Dataset excerpt =>
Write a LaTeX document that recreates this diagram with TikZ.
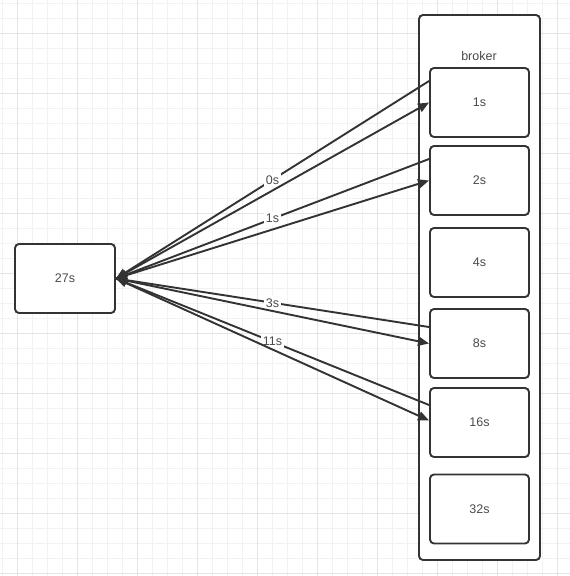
\documentclass[tikz,border=0pt]{standalone}
\usepackage{fontspec}
\setmainfont{Liberation Sans}
\usetikzlibrary{arrows.meta}
\definecolor{ink}{HTML}{333333}
\definecolor{txt}{HTML}{4A4A4A}
\definecolor{gridminor}{HTML}{F2F2F2}
\definecolor{gridmajor}{HTML}{E4E4E4}
\tikzset{
  box/.style={draw=ink, line width=1.9pt, rounded corners=4pt, fill=white, text=txt, font=\fontsize{12.5}{14}\selectfont, inner sep=0pt},
  conn/.style={draw=ink, line width=1.9pt, -{Triangle[length=11pt,width=9pt]}},
  lbl/.style={fill=white, text=txt, font=\fontsize{12.5}{14}\selectfont, inner sep=2pt}
}
\begin{document}
\begin{tikzpicture}[x=1pt,y=-1pt]
\useasboundingbox (0,0) rectangle (570,576);
\fill[white] (0,0) rectangle (570,576);
% grid
\foreach \x in {2,17,...,570} {\draw[gridminor, line width=0.9pt] (\x,0) -- (\x,576);}
\foreach \y in {3,18,...,576} {\draw[gridminor, line width=0.9pt] (0,\y) -- (570,\y);}
\foreach \x in {17,77,...,570} {\draw[gridmajor, line width=0.9pt] (\x,0) -- (\x,576);}
\foreach \y in {33,93,...,576} {\draw[gridmajor, line width=0.9pt] (0,\y) -- (570,\y);}
% nodes
\node[box, minimum width=100pt, minimum height=69pt] (t27) at (65,278.5) {27s};
\node[box, minimum width=121pt, minimum height=545pt] (broker) at (479.5,287.5) {};
\node[text=txt, font=\fontsize{12.5}{14}\selectfont] (blbl) at (479,56) {broker};
\node[box, minimum width=99pt, minimum height=69pt] (b1) at (479.5,102.5) {1s};
\node[box, minimum width=99pt, minimum height=69pt] (b2) at (479.5,180.5) {2s};
\node[box, minimum width=99pt, minimum height=69pt] (b4) at (479.5,262.5) {4s};
\node[box, minimum width=99pt, minimum height=69pt] (b8) at (479.5,343.5) {8s};
\node[box, minimum width=99pt, minimum height=69pt] (b16) at (479.5,422.5) {16s};
\node[box, minimum width=99pt, minimum height=69pt] (b32) at (479.5,509) {32s};
% connectors
\draw[conn] ([yshift=21.5pt]b1.west) -- node[lbl] {0s} (t27.east);
\draw[conn] (t27.east) -- (b1.west);
\draw[conn] ([yshift=21.5pt]b2.west) -- node[lbl] {1s} (t27.east);
\draw[conn] (t27.east) -- (b2.west);
\draw[conn] ([yshift=16.5pt]b8.west) -- node[lbl] {3s} (t27.east);
\draw[conn] (t27.east) -- (b8.west);
\draw[conn] ([yshift=17.5pt]b16.west) -- node[lbl] {11s} (t27.east);
\draw[conn] (t27.east) -- ([yshift=2pt]b16.west);
\end{tikzpicture}
\end{document}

Required task => Output the lines above in full and exactly as given, omitting any pictures.

Reply =>
Write a LaTeX document that recreates this diagram with TikZ.
\documentclass[tikz,border=0pt]{standalone}
\usepackage{fontspec}
\setmainfont{Liberation Sans}
\usetikzlibrary{arrows.meta}
\definecolor{ink}{HTML}{333333}
\definecolor{txt}{HTML}{4A4A4A}
\definecolor{gridminor}{HTML}{F2F2F2}
\definecolor{gridmajor}{HTML}{E4E4E4}
\tikzset{
  box/.style={draw=ink, line width=1.9pt, rounded corners=4pt, fill=white, text=txt, font=\fontsize{12.5}{14}\selectfont, inner sep=0pt},
  conn/.style={draw=ink, line width=1.9pt, -{Triangle[length=11pt,width=9pt]}},
  lbl/.style={fill=white, text=txt, font=\fontsize{12.5}{14}\selectfont, inner sep=2pt}
}
\begin{document}
\begin{tikzpicture}[x=1pt,y=-1pt]
\useasboundingbox (0,0) rectangle (570,576);
\fill[white] (0,0) rectangle (570,576);
% grid
\foreach \x in {2,17,...,570} {\draw[gridminor, line width=0.9pt] (\x,0) -- (\x,576);}
\foreach \y in {3,18,...,576} {\draw[gridminor, line width=0.9pt] (0,\y) -- (570,\y);}
\foreach \x in {17,77,...,570} {\draw[gridmajor, line width=0.9pt] (\x,0) -- (\x,576);}
\foreach \y in {33,93,...,576} {\draw[gridmajor, line width=0.9pt] (0,\y) -- (570,\y);}
% nodes
\node[box, minimum width=100pt, minimum height=69pt] (t27) at (65,278.5) {27s};
\node[box, minimum width=121pt, minimum height=545pt] (broker) at (479.5,287.5) {};
\node[text=txt, font=\fontsize{12.5}{14}\selectfont] (blbl) at (479,56) {broker};
\node[box, minimum width=99pt, minimum height=69pt] (b1) at (479.5,102.5) {1s};
\node[box, minimum width=99pt, minimum height=69pt] (b2) at (479.5,180.5) {2s};
\node[box, minimum width=99pt, minimum height=69pt] (b4) at (479.5,262.5) {4s};
\node[box, minimum width=99pt, minimum height=69pt] (b8) at (479.5,343.5) {8s};
\node[box, minimum width=99pt, minimum height=69pt] (b16) at (479.5,422.5) {16s};
\node[box, minimum width=99pt, minimum height=69pt] (b32) at (479.5,509) {32s};
% connectors
\draw[conn] ([yshift=21.5pt]b1.west) -- node[lbl] {0s} (t27.east);
\draw[conn] (t27.east) -- (b1.west);
\draw[conn] ([yshift=21.5pt]b2.west) -- node[lbl] {1s} (t27.east);
\draw[conn] (t27.east) -- (b2.west);
\draw[conn] ([yshift=16.5pt]b8.west) -- node[lbl] {3s} (t27.east);
\draw[conn] (t27.east) -- (b8.west);
\draw[conn] ([yshift=17.5pt]b16.west) -- node[lbl] {11s} (t27.east);
\draw[conn] (t27.east) -- ([yshift=2pt]b16.west);
\end{tikzpicture}
\end{document}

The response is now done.